Chatwood made 25 starts and two relief appearances last year with the Angels after injuries forced him into the rotation. The Rockies, who acquired Chatwood for catcher Chris Iannetta over the winter, thought he could be a successful starter, but his inconsistency in Spring Training prevented him from winning a rotation spot.
Now, after seeing Chatwood face Major League hitters, manager Jim Tracy said he has a good idea of what improvements he needs to complete his development. Working as a starter, with the between-starts work, can help him make them. Chatwood will start for Colorado Springs on Monday at Las Vegas.
"With the delivery things we're trying to work out with him, in the bullpen we're not going to have enough time or the proper type of time," Tracy said. "With this arm, at the age that he's at, it's important that we take special care of that.
"In the long run, this is going to work out extremely well. I have every reason to believe that during the course of this six-month journey we're on that Tyler Chatwood is going to resurface and do some special things for this club."
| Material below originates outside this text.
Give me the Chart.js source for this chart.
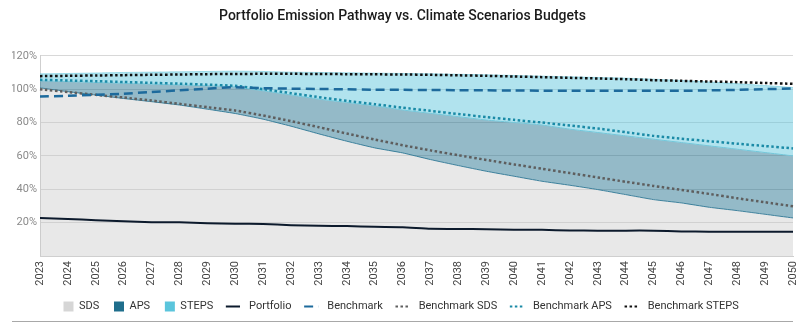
<!DOCTYPE html>
<html>
<head>
<meta charset="utf-8">
<title>Portfolio Emission Pathway</title>
<script src="https://cdn.jsdelivr.net/npm/chart.js@4.4.1/dist/chart.umd.min.js"></script>
<style>
    html, body { margin: 0; padding: 0; background: #fff; }
    #wrap { position: relative; width: 797px; height: 322px; }
    #emissionChart { position: absolute; left: 12px; top: 0; }
    #rule { position: absolute; left: 12px; right: 4px; bottom: 0; height: 1px; background: #a8a8a8; }
</style>
</head>
<body>
<div id="wrap">
    <canvas id="emissionChart" width="785" height="322"></canvas>
    <div id="rule"></div>
</div>
<script>
// Anos
const years = ['2023', '2024', '2025', '2026', '2027', '2028', '2029', '2030', '2031', '2032',
    '2033', '2034', '2035', '2036', '2037', '2038', '2039', '2040', '2041', '2042',
    '2043', '2044', '2045', '2046', '2047', '2048', '2049', '2050'];

// Cenários (% do ano base)
const sds = [100.8, 98.5, 96.5, 94.4, 92.5, 90.5, 88.0, 85.4, 82.0, 77.8, 73.2, 68.8, 64.8, 61.8,
    57.8, 54.2, 50.8, 47.8, 44.8, 42.4, 39.8, 36.8, 33.8, 31.8, 29.2, 27.2, 25.0, 22.8];
const aps = [105.0, 104.5, 104.0, 103.5, 103.0, 102.5, 102.0, 101.3, 99.0, 96.5, 94.0, 92.0, 90.0, 87.5,
    85.5, 83.5, 81.5, 80.0, 78.5, 76.0, 74.0, 72.0, 70.0, 68.0, 66.0, 64.0, 62.0, 60.0];
const steps = [109.2, 109.4, 109.7, 110.0, 110.2, 110.4, 110.6, 110.8, 110.6, 110.2, 110.0, 109.8, 109.6, 109.4,
    109.2, 108.9, 108.6, 108.2, 107.8, 107.4, 107.0, 106.6, 106.0, 105.2, 104.3, 103.3, 102.2, 101.0];

// Carteira e benchmarks
const portfolio = [22.8, 22.2, 21.5, 20.9, 20.3, 20.2, 19.7, 19.3, 19.2, 18.5, 18.1, 18.0, 17.5, 17.3,
    16.3, 16.2, 16.1, 15.8, 15.7, 15.3, 15.2, 15.2, 15.2, 14.7, 14.6, 14.6, 14.6, 14.6];
const benchmark = [95.6, 96.0, 96.6, 97.3, 98.3, 99.3, 100.3, 101.2, 100.6, 100.3, 100.1, 99.9, 99.7, 99.6,
    99.5, 99.4, 99.3, 99.2, 99.1, 99.0, 99.0, 99.0, 99.0, 99.0, 99.3, 99.6, 100.0, 100.4];
const benchmarkSds = [100.0, 98.3, 96.6, 95.0, 93.2, 91.2, 89.2, 87.2, 84.2, 80.8, 77.2, 73.4, 69.8, 66.4,
    63.3, 60.4, 57.6, 54.9, 52.3, 49.7, 47.1, 44.5, 42.0, 39.6, 37.2, 34.6, 32.2, 29.8];
const benchmarkAps = [105.6, 105.2, 104.8, 104.3, 103.8, 103.3, 102.7, 102.0, 100.0, 97.6, 95.2, 93.0, 91.0, 88.9,
    87.0, 85.1, 83.3, 81.6, 80.0, 78.2, 76.4, 74.2, 72.0, 70.3, 68.8, 67.3, 65.9, 64.5];
const benchmarkSteps = [107.8, 108.0, 108.2, 108.4, 108.6, 108.8, 109.0, 109.1, 109.2, 109.2, 109.1, 109.0, 108.9, 108.8,
    108.6, 108.3, 108.0, 107.6, 107.2, 106.8, 106.4, 106.0, 105.4, 105.0, 104.6, 104.2, 103.7, 103.2];

const yTicks = [0, 20, 40, 60, 80, 100, 120];

const FONT = 'Roboto, "Noto Sans", Arial, sans-serif';

function area(label, data, fill, bg, border, swatch, order) {
    return {
        label: label, data: data, fill: fill, order: order,
        backgroundColor: bg, borderColor: border, borderWidth: 1,
        pointRadius: 0, tension: 0.15,
        pointStyle: 'rect', legendColor: swatch
    };
}

function line(label, data, color, width, dash) {
    return {
        label: label, data: data, fill: false, order: 0,
        borderColor: color, backgroundColor: color, borderWidth: width,
        borderDash: dash, pointRadius: 0, tension: 0.15,
        pointStyle: 'line', legendColor: color
    };
}

new Chart(document.getElementById('emissionChart'), {
    type: 'line',
    data: {
        labels: years,
        datasets: [
            area('SDS', sds, 'origin', 'rgba(200, 200, 200, 0.42)', '#4a88a2', '#d6d6d6', 3),
            area('APS', aps, '-1', 'rgba(31, 110, 140, 0.48)', '#7cc8da', '#1f6e8c', 2),
            area('STEPS', steps, '-1', 'rgba(91, 197, 220, 0.48)', 'rgba(91, 197, 220, 0.5)', '#5bc5dc', 1),
            line('Portfolio', portfolio, '#0c1a2c', 2, []),
            line('Benchmark', benchmark, '#1d6a9c', 2.5, [9, 5]),
            line('Benchmark SDS', benchmarkSds, '#5e5e5e', 2.5, [2.5, 2.5]),
            line('Benchmark APS', benchmarkAps, '#1a8aa6', 2.5, [2.5, 2.5]),
            line('Benchmark STEPS', benchmarkSteps, '#111111', 2.5, [2.5, 2.5])
        ]
    },
    options: {
        responsive: false,
        animation: false,
        devicePixelRatio: 1,
        layout: { padding: { left: 0, right: 4, top: 0, bottom: 0 } },
        plugins: {
            title: {
                display: true,
                text: 'Portfolio Emission Pathway vs. Climate Scenarios Budgets',
                color: '#1a1a1a',
                font: { family: FONT, size: 14, weight: '500' },
                padding: { top: 8, bottom: 31 }
            },
            legend: {
                position: 'bottom',
                labels: {
                    usePointStyle: true,
                    boxWidth: 10,
                    boxHeight: 10,
                    padding: 12,
                    color: '#333',
                    font: { family: FONT, size: 11 },
                    sort: (a, b) => a.datasetIndex - b.datasetIndex,
                    generateLabels: function(chart) {
                        const items = Chart.defaults.plugins.legend.labels.generateLabels(chart);
                        items.forEach(item => {
                            const ds = chart.data.datasets[item.datasetIndex];
                            const isArea = ds.pointStyle === 'rect';
                            // linhas precisam de um pouco mais de espaço antes do texto
                            item.text = (isArea ? '' : '\u2002') + ds.label + ' ';
                            item.fillStyle = ds.legendColor;
                            item.strokeStyle = ds.legendColor;
                            item.lineWidth = isArea ? 0 : 2;
                            item.lineDash = ds.borderDash || [];
                        });
                        return items;
                    }
                }
            },
            tooltip: { enabled: false }
        },
        scales: {
            x: {
                offset: false,
                grid: { display: false, drawTicks: false },
                border: { display: true, color: '#cfcfcf' },
                ticks: {
                    autoSkip: false,
                    minRotation: 90,
                    maxRotation: 90,
                    padding: 5,
                    color: '#444',
                    font: { family: FONT, size: 11 }
                },
                afterFit: function(scale) {
                    scale.height = 33;
                    scale.paddingRight = 0;
                    scale.paddingLeft = 0;
                }
            },
            y: {
                min: 0,
                max: 120,
                afterBuildTicks: function(scale) {
                    scale.ticks = yTicks.map(v => ({ value: v }));
                },
                grid: { color: '#d8d8d8', drawTicks: false },
                border: { display: true, color: '#cfcfcf' },
                ticks: {
                    padding: 3,
                    color: '#8a8a8a',
                    font: { family: FONT, size: 11 },
                    callback: function(value) {
                        return value === 0 ? '' : value + '%';
                    }
                },
                afterFit: function(scale) {
                    scale.width = 28;
                }
            }
        }
    }
});
</script>
</body>
</html>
The club needs better work from its starters, who have lasted as many as seven innings in just three of their 10 starts.
The Rockies went into the season believing they could bring along a young starter in the bullpen, much the way pitchers such as Dan Haren, Johan Santana and Adam Wainwright were handled early in their careers. The work gave Tracy enough information to know exactly what Chatwood needs to correct.
"It's a timing issue as far as his delivery is concerned, making sure his balance and [hand] separation are on time together," Tracy said. "This is a fixable thing, and the way you fix it quicker is to get him regular work, a regimented program, a start every fifth day and bullpen sessions between starts."
Chatwood welcomed the decision.
"Of course I'd rather be helping the team up there, but it's a good opportunity to get back to my routine as a starter," Chatwood said.